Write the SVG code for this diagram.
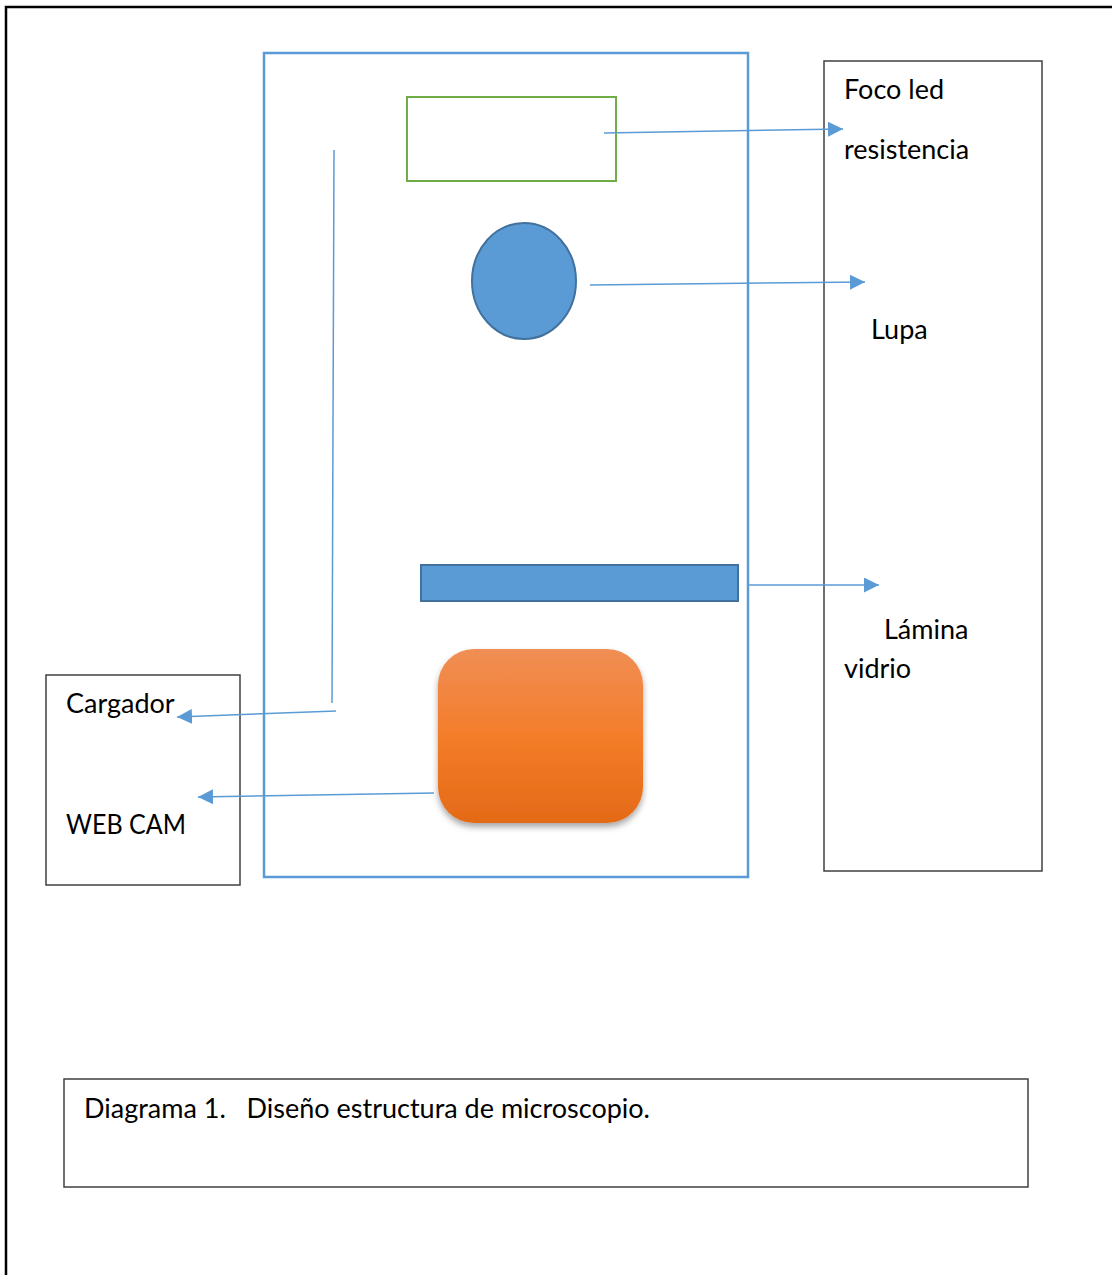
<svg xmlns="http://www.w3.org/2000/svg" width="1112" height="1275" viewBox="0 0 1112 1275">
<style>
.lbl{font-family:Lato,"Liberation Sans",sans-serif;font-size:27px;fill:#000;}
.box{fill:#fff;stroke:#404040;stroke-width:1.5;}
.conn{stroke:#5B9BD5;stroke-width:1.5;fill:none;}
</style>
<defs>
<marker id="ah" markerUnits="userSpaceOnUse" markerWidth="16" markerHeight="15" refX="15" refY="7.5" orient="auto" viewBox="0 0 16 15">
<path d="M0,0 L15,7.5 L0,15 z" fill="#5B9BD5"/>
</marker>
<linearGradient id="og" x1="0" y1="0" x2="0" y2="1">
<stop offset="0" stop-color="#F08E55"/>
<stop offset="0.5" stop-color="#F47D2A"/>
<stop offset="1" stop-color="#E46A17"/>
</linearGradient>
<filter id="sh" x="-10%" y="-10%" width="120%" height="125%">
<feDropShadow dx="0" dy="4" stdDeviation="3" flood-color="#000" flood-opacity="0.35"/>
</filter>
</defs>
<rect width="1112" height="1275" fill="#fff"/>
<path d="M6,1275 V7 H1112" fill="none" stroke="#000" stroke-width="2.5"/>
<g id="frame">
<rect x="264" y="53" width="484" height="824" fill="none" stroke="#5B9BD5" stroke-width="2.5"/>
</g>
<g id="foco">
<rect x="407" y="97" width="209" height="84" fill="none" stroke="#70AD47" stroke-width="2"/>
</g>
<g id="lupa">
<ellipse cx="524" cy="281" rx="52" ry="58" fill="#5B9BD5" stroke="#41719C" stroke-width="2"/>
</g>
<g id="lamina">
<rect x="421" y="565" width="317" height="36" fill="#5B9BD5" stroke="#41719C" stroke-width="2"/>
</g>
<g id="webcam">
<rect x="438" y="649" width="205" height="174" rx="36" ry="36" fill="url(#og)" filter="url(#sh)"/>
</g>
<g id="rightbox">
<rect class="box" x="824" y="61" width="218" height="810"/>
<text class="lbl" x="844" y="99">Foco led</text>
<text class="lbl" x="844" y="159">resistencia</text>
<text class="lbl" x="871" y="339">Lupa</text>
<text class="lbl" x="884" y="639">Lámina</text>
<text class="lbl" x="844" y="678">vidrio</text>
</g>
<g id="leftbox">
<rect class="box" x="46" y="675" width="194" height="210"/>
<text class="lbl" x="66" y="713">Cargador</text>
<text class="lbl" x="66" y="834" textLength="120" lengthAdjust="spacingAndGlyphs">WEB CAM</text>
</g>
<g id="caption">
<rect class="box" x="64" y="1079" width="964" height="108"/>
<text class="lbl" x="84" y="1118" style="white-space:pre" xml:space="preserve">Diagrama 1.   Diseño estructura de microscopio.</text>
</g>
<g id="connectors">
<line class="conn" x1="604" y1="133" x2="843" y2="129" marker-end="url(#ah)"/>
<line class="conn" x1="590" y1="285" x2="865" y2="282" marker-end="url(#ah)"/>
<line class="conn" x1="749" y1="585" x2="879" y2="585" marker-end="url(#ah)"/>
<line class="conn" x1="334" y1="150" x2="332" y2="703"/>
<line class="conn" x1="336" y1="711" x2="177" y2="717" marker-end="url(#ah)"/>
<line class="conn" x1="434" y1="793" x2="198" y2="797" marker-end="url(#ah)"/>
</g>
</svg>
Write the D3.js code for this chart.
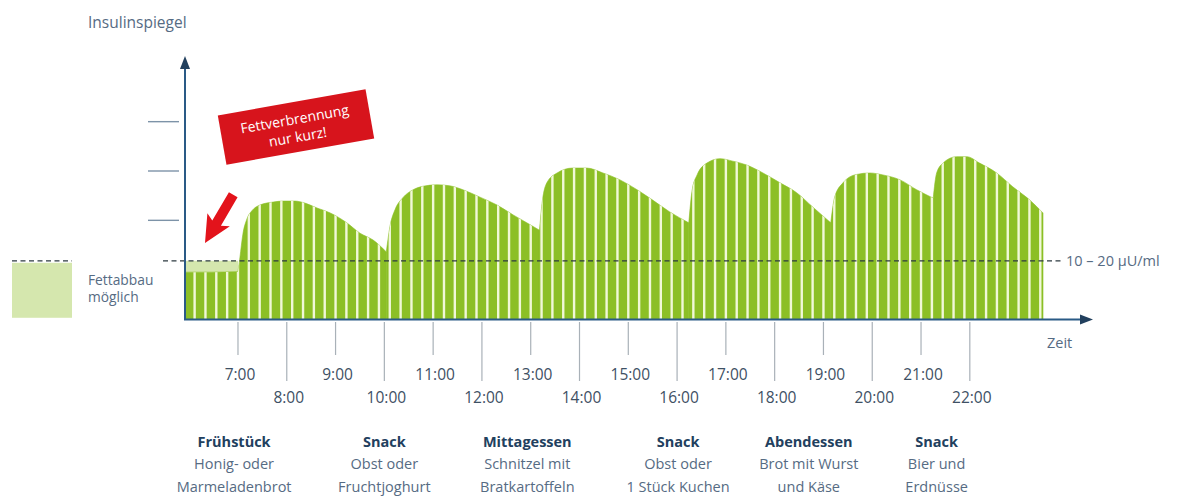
□ □ □ □ □
Omit all pictures while transcribing the entries verbatim.

▶ _RESPONSE_:
Write the SVG code for this diagram.
<svg xmlns="http://www.w3.org/2000/svg" width="1112" height="1275" viewBox="0 0 1112 1275">
<style>
.lbl{font-family:Lato,"Liberation Sans",sans-serif;font-size:27px;fill:#000;}
.box{fill:#fff;stroke:#404040;stroke-width:1.5;}
.conn{stroke:#5B9BD5;stroke-width:1.5;fill:none;}
</style>
<defs>
<marker id="ah" markerUnits="userSpaceOnUse" markerWidth="16" markerHeight="15" refX="15" refY="7.5" orient="auto" viewBox="0 0 16 15">
<path d="M0,0 L15,7.5 L0,15 z" fill="#5B9BD5"/>
</marker>
<linearGradient id="og" x1="0" y1="0" x2="0" y2="1">
<stop offset="0" stop-color="#F08E55"/>
<stop offset="0.5" stop-color="#F47D2A"/>
<stop offset="1" stop-color="#E46A17"/>
</linearGradient>
<filter id="sh" x="-10%" y="-10%" width="120%" height="125%">
<feDropShadow dx="0" dy="4" stdDeviation="3" flood-color="#000" flood-opacity="0.35"/>
</filter>
</defs>
<rect width="1112" height="1275" fill="#fff"/>
<path d="M6,1275 V7 H1112" fill="none" stroke="#000" stroke-width="2.5"/>
<g id="frame">
<rect x="264" y="53" width="484" height="824" fill="none" stroke="#5B9BD5" stroke-width="2.5"/>
</g>
<g id="foco">
<rect x="407" y="97" width="209" height="84" fill="none" stroke="#70AD47" stroke-width="2"/>
</g>
<g id="lupa">
<ellipse cx="524" cy="281" rx="52" ry="58" fill="#5B9BD5" stroke="#41719C" stroke-width="2"/>
</g>
<g id="lamina">
<rect x="421" y="565" width="317" height="36" fill="#5B9BD5" stroke="#41719C" stroke-width="2"/>
</g>
<g id="webcam">
<rect x="438" y="649" width="205" height="174" rx="36" ry="36" fill="url(#og)" filter="url(#sh)"/>
</g>
<g id="rightbox">
<rect class="box" x="824" y="61" width="218" height="810"/>
<text class="lbl" x="844" y="99">Foco led</text>
<text class="lbl" x="844" y="159">resistencia</text>
<text class="lbl" x="871" y="339">Lupa</text>
<text class="lbl" x="884" y="639">Lámina</text>
<text class="lbl" x="844" y="678">vidrio</text>
</g>
<g id="leftbox">
<rect class="box" x="46" y="675" width="194" height="210"/>
<text class="lbl" x="66" y="713">Cargador</text>
<text class="lbl" x="66" y="834" textLength="120" lengthAdjust="spacingAndGlyphs">WEB CAM</text>
</g>
<g id="caption">
<rect class="box" x="64" y="1079" width="964" height="108"/>
<text class="lbl" x="84" y="1118" style="white-space:pre" xml:space="preserve">Diagrama 1.   Diseño estructura de microscopio.</text>
</g>
<g id="connectors">
<line class="conn" x1="604" y1="133" x2="843" y2="129" marker-end="url(#ah)"/>
<line class="conn" x1="590" y1="285" x2="865" y2="282" marker-end="url(#ah)"/>
<line class="conn" x1="749" y1="585" x2="879" y2="585" marker-end="url(#ah)"/>
<line class="conn" x1="334" y1="150" x2="332" y2="703"/>
<line class="conn" x1="336" y1="711" x2="177" y2="717" marker-end="url(#ah)"/>
<line class="conn" x1="434" y1="793" x2="198" y2="797" marker-end="url(#ah)"/>
</g>
</svg>
Write the D3.js code for this chart.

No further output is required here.